I find myself with a few spare minutes and make the mistake of reading Thomas Friedman again. His conclusion after a long, dull and witless ramble about the introduction of "democracy" to Iraq (just what the Gulf region needs, more puppet states) reads "If [it is] done right, the Middle East will never be the same. If done wrong, the world will never be the same". There's not much you can say to that except "shut up you silly man". But it does inspire in me the desire for a competition; can anyone, particularly the rather more Bush-friendly recent arrivals to the board, give me one single example of something with the following three characteristics:

  1. It is a policy initiative of the current Bush administration
  2. It was significant enough in scale that I'd have heard of it (at a pinch, that I should have heard of it)
  3. It wasn't in some important way completely fucked up during the execution.
We're nearly to the fourth anniversary of the Davies' Cup and no one has won the competition and stepped forward to claim their prize.

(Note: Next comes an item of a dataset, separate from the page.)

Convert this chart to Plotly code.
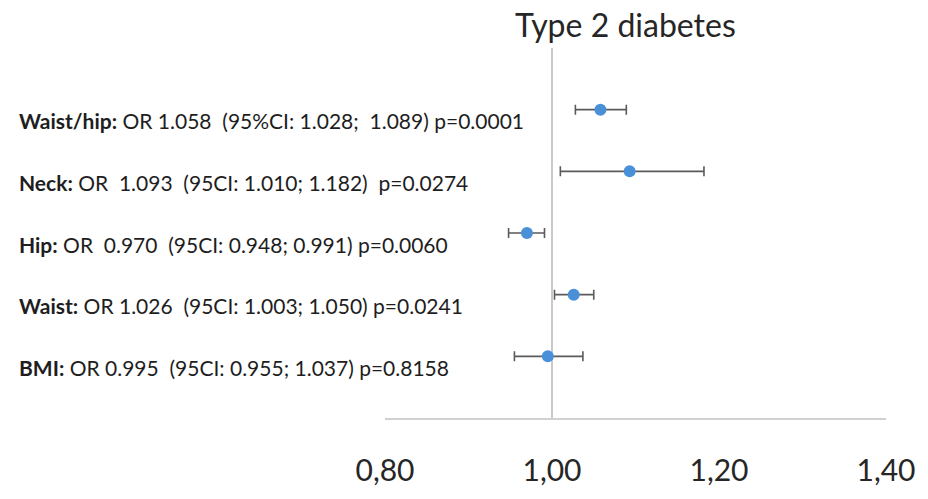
import plotly.graph_objects as go

# Data
labels = ["Waist/hip:", "Neck:", "Hip:", "Waist:", "BMI:"]
details = [
    "OR 1.058  (95%CI: 1.028;  1.089) p=0.0001",
    "OR  1.093  (95CI: 1.010; 1.182)  p=0.0274",
    "OR  0.970  (95CI: 0.948; 0.991) p=0.0060",
    "OR 1.026  (95CI: 1.003; 1.050) p=0.0241",
    "OR 0.995  (95CI: 0.955; 1.037) p=0.8158",
]
odds_ratio = [1.058, 1.093, 0.970, 1.026, 0.995]
ci_low = [1.028, 1.010, 0.948, 1.003, 0.955]
ci_high = [1.089, 1.182, 0.991, 1.050, 1.037]
row_pos = [5, 4, 3, 2, 1]
tick_values = [0.80, 1.00, 1.20, 1.40]
tick_labels = ["0,80", "1,00", "1,20", "1,40"]

FONT = "Lato"

err_plus = [h - o for h, o in zip(ci_high, odds_ratio)]
err_minus = [o - l for o, l in zip(odds_ratio, ci_low)]

fig = go.Figure()
fig.add_trace(go.Scatter(
    x=odds_ratio, y=row_pos, mode="markers",
    marker=dict(color="#4a90d9", size=12),
    error_x=dict(type="data", symmetric=False, array=err_plus, arrayminus=err_minus,
                 color="#5a5a5a", thickness=1.6, width=5),
    showlegend=False, hoverinfo="skip",
))

fig.add_shape(type="line", x0=1.0, x1=1.0, y0=0, y1=6, xref="x", yref="y",
              line=dict(color="#c9c9c9", width=2), layer="below")

for lab, det, y in zip(labels, details, row_pos):
    txt = "<b>" + lab + "</b> " + det.replace("  ", "\u00a0 ")
    fig.add_annotation(x=-0.735, xref="paper", y=y, yref="y", text=txt,
                       showarrow=False, xanchor="left", yanchor="middle", yshift=-11,
                       font=dict(family=FONT, size=21, color="#1e1e1e"))

fig.add_annotation(x=0.48, xref="paper", y=1.063, yref="paper", text="Type 2 diabetes",
                   showarrow=False, xanchor="center", yanchor="middle",
                   font=dict(family=FONT, size=32, color="#262626"))

fig.update_xaxes(range=[0.8, 1.4], tickvals=tick_values, ticktext=tick_labels,
                 showgrid=False, zeroline=False, showline=True, linecolor="#d0d0d0", linewidth=2,
                 ticks="", ticklabelstandoff=25,
                 tickfont=dict(family=FONT, size=30, color="#262626"))
fig.update_yaxes(range=[0, 6], showgrid=False, zeroline=False, showticklabels=False, showline=False)

fig.update_layout(width=928, height=499, margin=dict(l=385, r=37, t=48, b=57),
                  plot_bgcolor="white", paper_bgcolor="white")

fig.write_html("out.html")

Or, perhaps more aptly, we all have lost. Every one of us. Repeatedly. And we continue to do so (exhibit A: the regular reposting of the challenge over at DeLong's place).

As an aside, this really says something about the level of competence of this administration. That is, basic principles of observation, measurement, statistics, and probability suggest that even at extremely low levels of competence, random chance features of the environment should produce an example of competence at some point, especially as the number of opportunities increase. Thus, one must conclude that the Bush administration is completely and utterly incompetent with extreme levels of confidence, p < 1/google.

To put it another way, the mean level of incompetence is so extreme in this administration that there exists no set of chance events that can provide a competent outcome - not even a 1 in a google shot of all the various incompetencies somehow magically canceling themselves out to produce something competent. Indeed, this administration's mean level of performance is to competence as black holes are to light (or perhaps even more extreme .... as Seattle Supersonics players of the 1980's or Kevin McHale for those of you with an East Coast bias, were to basketballs). The crushing forces of the heretofore unknown levels of incompetency are too powerful for any possible example of competence to escape once it crosses the event horizon at 1600 Pennsylvania Avenue.